Dr. Danice Hertz, who was diagnosed with an adverse reaction to Pfizer’s COVID-19 vaccine, has had ups and downs since getting the jab in December 2020. During one of the more recent stretches, she was “constantly in horrible pain.”

That changed in February, when she began infusions of immunoglobulin, or antibodies, a type of protein that helps protect the immune system.

“That’s what my doctor recommended, and it’s really helped me,” Hertz, a retired gastroenterologist who lives in California, told The Epoch Times. “I would say it’s at least 50 percent improvement, maybe a little more than that.”

The drug is being covered by Medicare, as Hertz recently turned 65.

Hertz isn’t the only person to have responded well to immunoglobulin, which can be administered intravenously (IVIg) or subcutaneously (SCIg).

Brianne Dressen, who suffered severe neurological problems after getting AstraZeneca’s COVID-19 vaccine on Nov. 4, 2020, was advised by an expert in Germany to try the drug.

The expert also said two other treatments could work: rituximab, a monoclonal antibody typically used to treat autoimmune diseases, or plasmapheresis, an elaborate process that involves removing blood from a patient, separating the plasma, and returning it to the same patient.

The recommendations eventually led to Dressen getting IVIG at the U.S. National Institutes of Health (NIH) in Maryland in June 2021.

“IVIG and plasmapheresis are standard treatments for immune-mediated neurological diseases where an underlying immune process is suspected and acute in nature,” Dr.
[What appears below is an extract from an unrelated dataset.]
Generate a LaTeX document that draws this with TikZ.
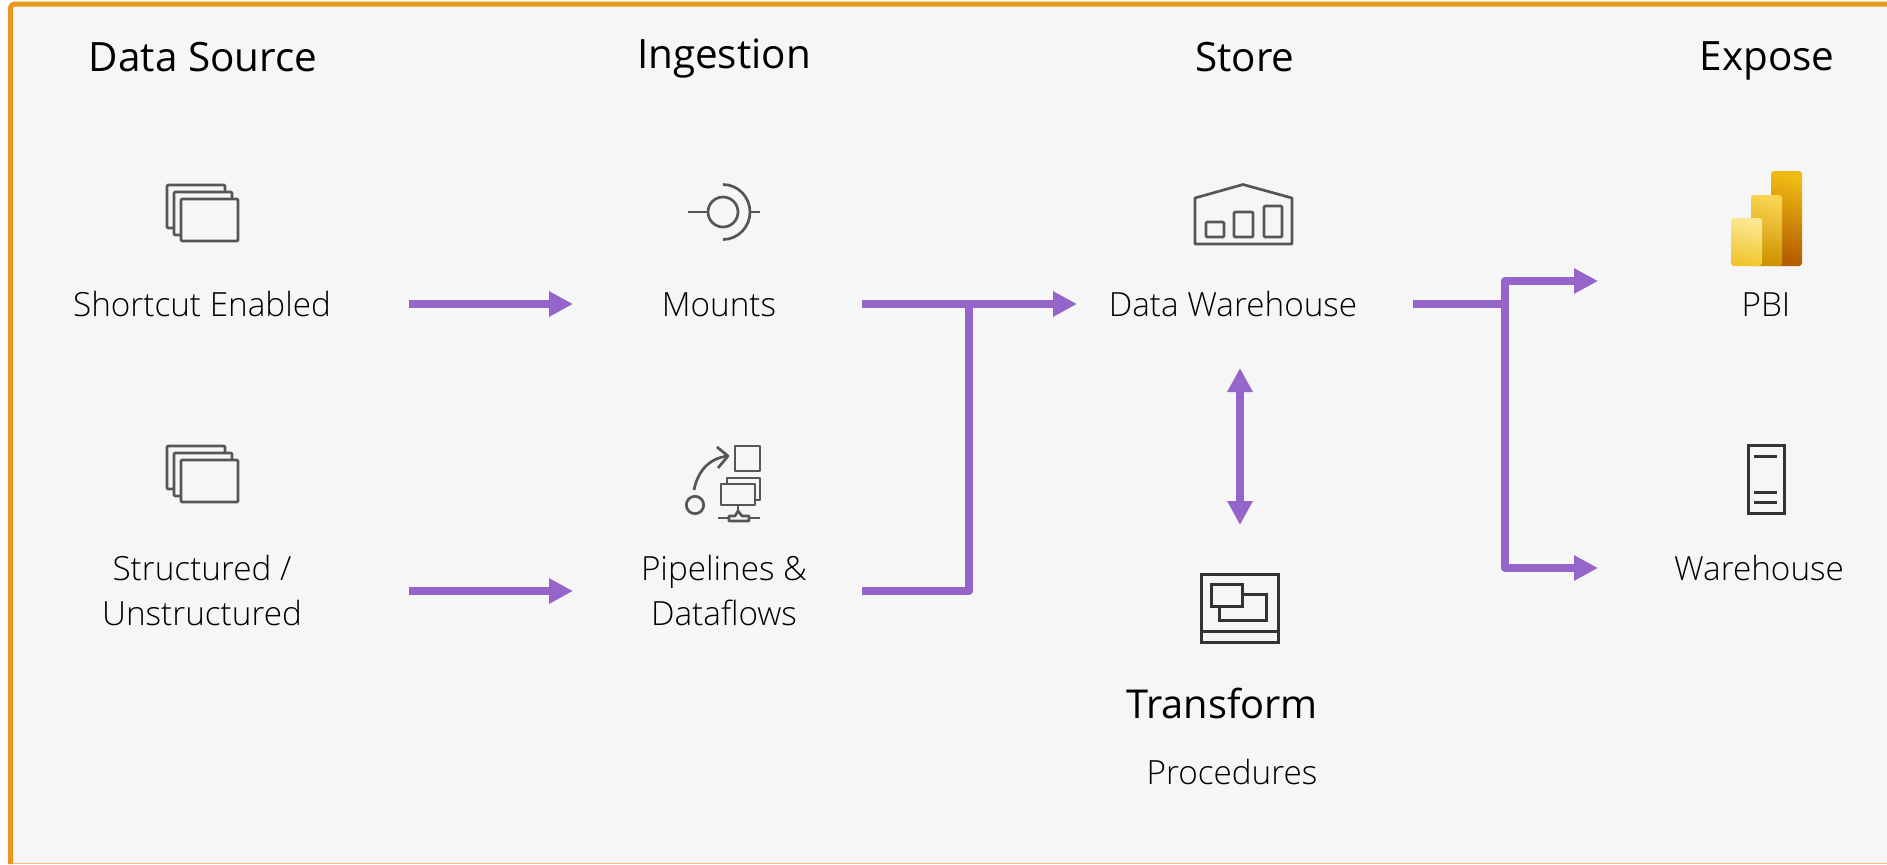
\documentclass[tikz,border=0pt]{standalone}
\usepackage{fontspec}
\setmainfont{Open Sans}
\newfontfamily\lightf{Open Sans Light}
\usetikzlibrary{arrows.meta}
\definecolor{bgc}{HTML}{F6F6F6}
\definecolor{framec}{HTML}{E8981F}
\definecolor{purp}{HTML}{9565C9}
\definecolor{icong}{HTML}{565656}
\definecolor{icond}{HTML}{333333}
\definecolor{pbiAt}{HTML}{EFBB12}
\definecolor{pbiAb}{HTML}{B45C00}
\definecolor{pbiBt}{HTML}{F8D44F}
\definecolor{pbiBb}{HTML}{CE9200}
\definecolor{pbiCt}{HTML}{FBE893}
\definecolor{pbiCb}{HTML}{F0C52C}
\tikzset{
  x=0.5pt,y=-0.5pt,
  titlelabel/.style={inner sep=0pt,anchor=base,font=\fontsize{20.2}{24}\selectfont,text=black},
  translabel/.style={titlelabel,font=\fontsize{19.9}{24}\selectfont},
  itemlabel/.style={inner sep=0pt,anchor=base,font=\lightf\fontsize{16.65}{22}\selectfont,text=black},
  flow/.style={draw=purp,line width=4pt,line join=round},
  flowend/.style={flow,-{Triangle[length=12pt,width=12pt]}},
  flowboth/.style={flow,{Triangle[length=12pt,width=12pt]}-{Triangle[length=12pt,width=12pt]}},
  iconline/.style={draw=icong,line width=1.35pt,line join=round},
  icondark/.style={draw=icond,line width=1.5pt},
  pbibar/.style n args={2}{rounded corners=1.5pt,top color=#1,bottom color=#2,shading angle=-15},
}
\newcommand{\stackicon}[1]{%
  \begin{scope}[yshift=#1*-0.5pt]
    \draw[iconline,fill=bgc,rounded corners=0.5pt] (167,185) rectangle (225,228);
    \draw[iconline,fill=bgc,rounded corners=0.5pt] (174,192) rectangle (232,235);
    \draw[iconline,fill=bgc,rounded corners=0.5pt] (181,199) rectangle (238,241);
  \end{scope}}
\begin{document}
\begin{tikzpicture}
\useasboundingbox (0,0) rectangle (1887,864);
\fill[white] (0,0) rectangle (1887,864);
\fill[bgc] (10,3) rectangle (1887,864);
\draw[draw=framec,line width=2.5pt,rounded corners=2pt] (10.5,864) -- (10.5,4) -- (1887,4);
\draw[draw=framec!60!white,line width=0.6pt] (13,863.4) -- (1887,863.4);
% titles
\node[titlelabel] (tsource) at (203,71) {Data Source};
\node[titlelabel] (tingest) at (724,68) {Ingestion};
\node[titlelabel] (tstore) at (1245,71) {Store};
\node[titlelabel] (texpose) at (1767,70.5) {Expose};
\node[translabel] (ttrans) at (1222,718) {Transform};
% labels
\node[itemlabel] (shortcut) at (202,316) {Shortcut Enabled};
\node[itemlabel] (structured) at (202,580) {Structured /};
\node[itemlabel] (unstructured) at (202,625) {Unstructured};
\node[itemlabel] (mounts) at (719,316) {Mounts};
\node[itemlabel] (pipelines) at (724,580) {Pipelines \&};
\node[itemlabel] (dataflows) at (724,625) {Dataflows};
\node[itemlabel] (dw) at (1233,316) {Data Warehouse};
\node[itemlabel] (procs) at (1232,784) {Procedures};
\node[itemlabel] (pbi) at (1766,316) {PBI};
\node[itemlabel] (wh) at (1759,580) {Warehouse};
% connector ends
\coordinate (a1s) at (409,304); \coordinate (a1e) at (573,304);
\coordinate (a2s) at (409,591); \coordinate (a2e) at (573,591);
\coordinate (a3s) at (862,304); \coordinate (a3e) at (1077,304);
\coordinate (a4s) at (862,591); \coordinate (j1) at (969,304);
\coordinate (a5s) at (1413,304); \coordinate (j2) at (1505,304);
\coordinate (a6e) at (1598,281); \coordinate (a7e) at (1598,568);
\coordinate (a8s) at (1240,368); \coordinate (a8e) at (1240,525);
\draw[flowend] (a1s) -- (a1e);
\draw[flowend] (a2s) -- (a2e);
\draw[flowend] (a3s) -- (a3e);
\draw[flow] (a4s) -| (j1);
\draw[flow] (a5s) -- (j2);
\draw[flowend] (j2) |- (a6e);
\draw[flowend] (j2) |- (a7e);
\draw[flowboth] (a8s) -- (a8e);
% stack icons
\stackicon{0}
\stackicon{261}
% mounts icon
\draw[iconline] (723,212) circle[radius=15];
\draw[iconline] (688,212) -- (708,212);
\draw[iconline] (750,212) -- (760,212);
\draw[iconline] (723,184.5) .. controls (738,184.5) and (750,197) .. (750,212) .. controls (750,227) and (738,239.5) .. (723,239.5);
% pipelines icon
\draw[iconline] (695,505) circle[radius=8.7];
\draw[iconline] (694,490) .. controls (698,470) and (710,458) .. (728,456);
\draw[iconline] (717,447) -- (728,456) -- (718,468);
\draw[iconline] (735,446) rectangle (760,471);
\draw[iconline] (727,478) rectangle (760,500);
\draw[iconline,fill=bgc] (721,484) rectangle (755,505);
\draw[iconline] (738,505) -- (738,511);
\draw[iconline] (718,518) -- (729,518);
\draw[iconline] (749,518) -- (760,518);
\draw[iconline] (729,521) -- (729,516) -- (735,516) -- (738,511) -- (742,516) -- (749,516) -- (749,521) -- cycle;
% warehouse icon
\draw[iconline] (1195,198) -- (1243,184.5) -- (1292,198) -- (1292,244) -- (1195,244) -- cycle;
\draw[iconline,rounded corners=0.5pt] (1206,222) rectangle (1224,237);
\draw[iconline,rounded corners=0.5pt] (1234,212) rectangle (1253,237);
\draw[iconline,rounded corners=0.5pt] (1264,206) rectangle (1282,237);
% transform icon
\draw[icondark] (1201,574) rectangle (1278,642);
\draw[icondark] (1201,631) -- (1278,631);
\draw[icondark] (1219,594) rectangle (1266,620);
\draw[icondark,fill=bgc] (1211,584) rectangle (1242,606);
% pbi icon
\shade[pbibar={pbiAt}{pbiAb}] (1771,171) rectangle (1802,266);
\shade[pbibar={pbiBt}{pbiBb}] (1751,195) rectangle (1782,266);
\shade[pbibar={pbiCt}{pbiCb}] (1731,218) rectangle (1762,266);
% server icon
\draw[icondark] (1748,445) rectangle (1784,513);
\draw[icondark] (1754,456) -- (1777,456);
\draw[icondark] (1754,492) -- (1777,492);
\draw[icondark] (1754,502) -- (1777,502);
\draw[icondark] (1784,477) -- (1786,477);
\end{tikzpicture}
\end{document}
Avindra Nath, a senior investigator at the agency and part of the team that treated Dressen, told The Epoch Times via email.

Nath has said he believes side effects following vaccination are immune-mediated, or the result of an irregular response by a person’s immune system, and that treatment with therapies that modulate the immune system may be the best approach to resolving the issues.